Mais quelle est cette drôle de nature morte minuscule (16,5 x 21,5 cm) composée d’une asperge, posée toute seule sur une table ?
Il est vrai que depuis le XVIIe siècle, les asperges, originaires du Proche-Orient, sont à la mode chez les peintres hollandais et Manet en a vu des représentations à Amsterdam mais elles sont alors mêlées à d’autres aliments dans les natures mortes du Siècle d’or hollandais.
En réalité, cette petite toile est le complément d’un tableau plus grand (44 x 54 cm) qui représente toute une botte d’asperges (voir ci-dessous).
Un tableau en complément d’un autre ? Oui, le collectionneur Charles Ephrussi avait commandé cette botte d’asperges au peintre Manet. Au lieu des 800 francs convenus, il lui en donne 1000. Et comme les bons comptes font les bons amis, Manet lui fait parvenir cette petite toile accompagnée d’un mot : « Il en manquait une à votre botte ».
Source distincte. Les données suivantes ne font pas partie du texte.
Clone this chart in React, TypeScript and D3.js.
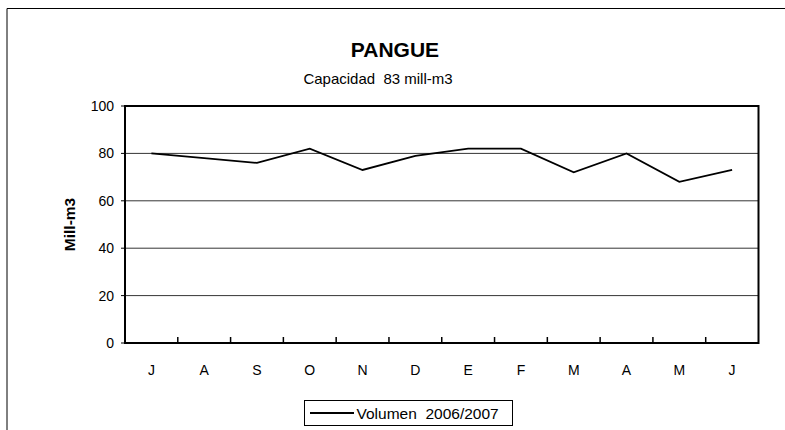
import React from "react";
import * as d3 from "d3";

const months = ["J", "A", "S", "O", "N", "D", "E", "F", "M", "A", "M", "J"];
const volumen = [80, 78, 76, 82, 73, 79, 82, 82, 72, 80, 68, 73];
const yTicks = [0, 20, 40, 60, 80, 100];
const seriesName = "Volumen  2006/2007";
const title = "PANGUE";
const subtitle = "Capacidad  83 mill-m3";
const yLabel = "Mill-m3";

export default function App() {
  const W = 785, H = 430;
  const left = 125, right = 758.5, top = 106, bottom = 343;
  const idx = months.map((_, i) => i);
  const x = d3.scaleBand<number>().domain(idx).range([left, right]).padding(0);
  const y = d3.scaleLinear().domain([0, 100]).range([bottom, top]);
  const line = d3
    .line<number>()
    .x((_, i) => (x(i) as number) + x.bandwidth() / 2)
    .y((d) => y(d));
  const font = "'Liberation Sans', Arial, sans-serif";
  const pre = { whiteSpace: "pre" as const };
  return (
    <svg
      width={W}
      height={H}
      style={{ position: "absolute", left: 0, top: 0, background: "#fff" }}
      fontFamily={font}
    >
      <rect x={0} y={0} width={W} height={H} fill="#fff" />
      <path d={`M7,${H + 2} V8.5 H${W + 2}`} fill="none" stroke="#000" strokeWidth={1} />
      <text x={395} y={57} textAnchor="middle" fontSize={21} fontWeight="bold">
        {title}
      </text>
      <text x={378} y={84} textAnchor="middle" fontSize={15} style={pre}>
        {subtitle}
      </text>
      {yTicks
        .filter((t) => t > 0 && t < 100)
        .map((t) => (
          <line key={t} x1={left} x2={right} y1={y(t)} y2={y(t)} stroke="#000" strokeWidth={0.8} />
        ))}
      {yTicks.map((t) => (
        <g key={"yt" + t}>
          <line x1={left - 4} x2={left} y1={y(t)} y2={y(t)} stroke="#000" strokeWidth={1} />
          <text x={114} y={y(t) + 5} textAnchor="end" fontSize={14}>
            {t}
          </text>
        </g>
      ))}
      {idx.slice(1).map((i) => (
        <line
          key={"xt" + i}
          x1={x(i) as number}
          x2={x(i) as number}
          y1={bottom}
          y2={bottom - 6}
          stroke="#000"
          strokeWidth={1.5}
        />
      ))}
      {months.map((m, i) => (
        <text
          key={"xl" + i}
          x={(x(i) as number) + x.bandwidth() / 2}
          y={375}
          textAnchor="middle"
          fontSize={14}
        >
          {m}
        </text>
      ))}
      <rect x={left} y={top} width={right - left} height={bottom - top} fill="none" stroke="#000" strokeWidth={2} />
      <path d={line(volumen) || ""} fill="none" stroke="#000" strokeWidth={1.8} strokeLinejoin="miter" />
      <text
        transform={`translate(75,${(top + bottom) / 2}) rotate(-90)`}
        textAnchor="middle"
        fontSize={15.5}
        fontWeight="bold"
      >
        {yLabel}
      </text>
      <rect x={304.5} y={400.5} width={208} height={25} fill="#fff" stroke="#000" strokeWidth={1} />
      <line x1={310} x2={354} y1={413} y2={413} stroke="#000" strokeWidth={1.8} />
      <text x={356.5} y={419} fontSize={15.5} style={pre}>
        {seriesName}
      </text>
    </svg>
  );
}
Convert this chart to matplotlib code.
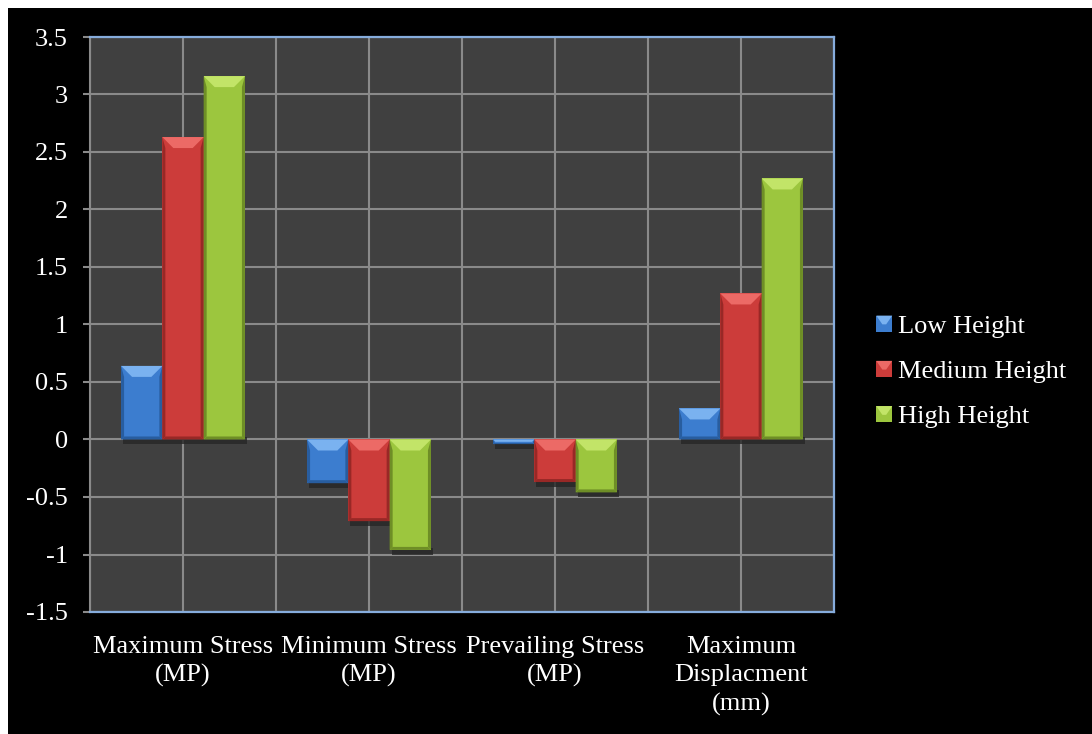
import matplotlib
matplotlib.use("Agg")
import matplotlib.pyplot as plt
from matplotlib.patches import Rectangle, Polygon
from matplotlib.legend_handler import HandlerBase
from matplotlib.ticker import MultipleLocator, FuncFormatter
import numpy as np

plt.rcParams['font.family'] = ['Liberation Serif', 'DejaVu Serif']

categories = ["Maximum Stress\n(MP)", "Minimum Stress\n(MP)",
              "Prevailing Stress\n(MP)", "Maximum\nDisplacment\n(mm)"]
series_names = ["Low Height", "Medium Height", "High Height"]
low_height = [0.64, -0.38, -0.04, 0.27]
medium_height = [2.63, -0.71, -0.37, 1.27]
high_height = [3.16, -0.96, -0.46, 2.27]
series_values = [low_height, medium_height, high_height]

# base, light bevel, dark edge
palette = [("#3c7dcf", "#7ab2f0", "#285d9f"),
           ("#cc3c3a", "#ec6a66", "#982826"),
           ("#9cc63e", "#c2e468", "#6e8e26")]

W, H, DPI = 1092, 734, 100
fig = plt.figure(figsize=(W / DPI, H / DPI), dpi=DPI, facecolor="white")
fig.add_artist(Rectangle((8 / W, 0), 1 - 8 / W, 1 - 8 / H, transform=fig.transFigure,
                         facecolor="black", edgecolor="none", zorder=-10))

ax = fig.add_axes([90 / W, 1 - 612 / H, (834 - 90) / W, (612 - 37) / H])
ax.set_facecolor("#404040")
ax.set_xlim(-0.5, len(categories) - 0.5)
ax.set_ylim(-1.5, 3.5)

# grid
grid_kw = dict(color="#8a8a8a", linewidth=1.5, zorder=0)
ax.yaxis.set_major_locator(MultipleLocator(0.5))
ax.yaxis.set_major_formatter(FuncFormatter(lambda v, p: f"{v:g}"))
ax.set_xticks(np.arange(len(categories)))
ax.set_xticks(np.arange(-0.5, len(categories), 1.0), minor=True)
ax.grid(True, which="major", axis="both", **grid_kw)
ax.grid(True, which="minor", axis="x", **grid_kw)
ax.set_axisbelow(True)

for s in ("top", "right", "bottom"):
    ax.spines[s].set_color("#86acdc")
    ax.spines[s].set_linewidth(1.6)
ax.spines["left"].set_color("#8a8a8a")
ax.spines["left"].set_linewidth(1.5)

ax.tick_params(axis="y", which="major", colors="#8a8a8a", length=5, width=1.5,
               direction="out", pad=11, labelsize=19, labelcolor="white")
ax.tick_params(axis="x", which="both", length=0, pad=17, labelsize=19, labelcolor="white")
ax.set_xticklabels(categories, linespacing=1.38, va="top")

bw = 0.222
offsets = [-bw, 0.0, bw]
x = np.arange(len(categories))

bar_groups = []
for vals, off, (base, light, dark) in zip(series_values, offsets, palette):
    bars = ax.bar(x + off, vals, width=bw, color=base, edgecolor="none", zorder=3)
    bar_groups.append((bars, base, light, dark))

# bevel shading drawn in pixel space, converted back to data coordinates
inv = ax.transData.inverted()


def add_poly(pts, color, z, alpha=1.0):
    data_pts = inv.transform(np.array(pts))
    ax.add_patch(Polygon(data_pts, closed=True, facecolor=color, edgecolor="none",
                         zorder=z, alpha=alpha))


for bars, base, light, dark in bar_groups:
    for rect in bars:
        x0, y0 = rect.get_x(), rect.get_y()
        x1, y1 = x0 + rect.get_width(), y0 + rect.get_height()
        (L, B), (R, T) = ax.transData.transform([(x0, min(y0, y1)), (x1, max(y0, y1))])
        h = T - B
        dt = min(11.0, h * 0.5)
        ds = min(3.0, h * 0.3)
        db = min(3.0, h * 0.25)
        # soft drop shadow below the bar
        add_poly([(L + 2, B - 5), (R + 2, B - 5), (R + 2, B + 2), (L + 2, B + 2)], "#262626", 2.5, 0.8)
        # side and bottom edges
        add_poly([(L, B), (L + ds, B + db), (L + ds, T - dt), (L, T)], dark, 4)
        add_poly([(R, B), (R - ds, B + db), (R - ds, T - dt), (R, T)], dark, 4)
        add_poly([(L, B), (R, B), (R - ds, B + db), (L + ds, B + db)], dark, 4)
        # lit top bevel
        ins = min(dt, (R - L) * 0.45)
        add_poly([(L, T), (R, T), (R - ins, T - dt), (L + ins, T - dt)], light, 5)


class BevelSquare(HandlerBase):
    def create_artists(self, legend, orig_handle, xdescent, ydescent, width, height,
                       fontsize, trans):
        base, light = orig_handle
        s = height
        x0 = -xdescent + (width - s) / 2
        y0 = -ydescent
        body = Rectangle((x0, y0), s, s, facecolor=base, edgecolor="none", transform=trans)
        top = Polygon([(x0, y0 + s), (x0 + s, y0 + s), (x0 + s * 0.62, y0 + s * 0.45),
                       (x0 + s * 0.38, y0 + s * 0.45)], closed=True,
                      facecolor=light, edgecolor="none", transform=trans)
        return [body, top]


handles = [(b, l) for b, l, d in palette]
leg = fig.legend(handles, series_names, handler_map={tuple: BevelSquare()},
                 loc="center left", bbox_to_anchor=(877 / W, 1 - 372 / H),
                 frameon=False, fontsize=19, labelcolor="white",
                 handlelength=0.55, handleheight=0.55, handletextpad=0.25,
                 labelspacing=0.87, borderpad=0.0, borderaxespad=0.0)

fig.savefig("out.png", dpi=DPI, facecolor=fig.get_facecolor())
Proust s’amuse de cette anecdote dans « Le côté des Guermantes » où Elstir, le peintre imaginé par l’écrivain, ressemble beaucoup à Manet :
« Swann avait le toupet de vouloir nous faire acheter une botte d’asperges. Elles sont même restées ici quelques jours. Il n’y avait que cela dans le tableau, une botte d’asperges précisément semblables à celles que vous êtes en train d’avaler. Mais moi je me suis refusé à avaler les asperges de M. Elstir. Il en demandait trois cents francs. Trois cents francs une botte d’asperges ! Un louis, voilà ce que ça vaut, même en primeurs ! «
Un dernier secret à propos de cette asperge ? C’est une asperge d’Argenteuil. Sa particularité ? Elle a la pointe violette, couleur que l’on obtient en exposant le bout à la lumière.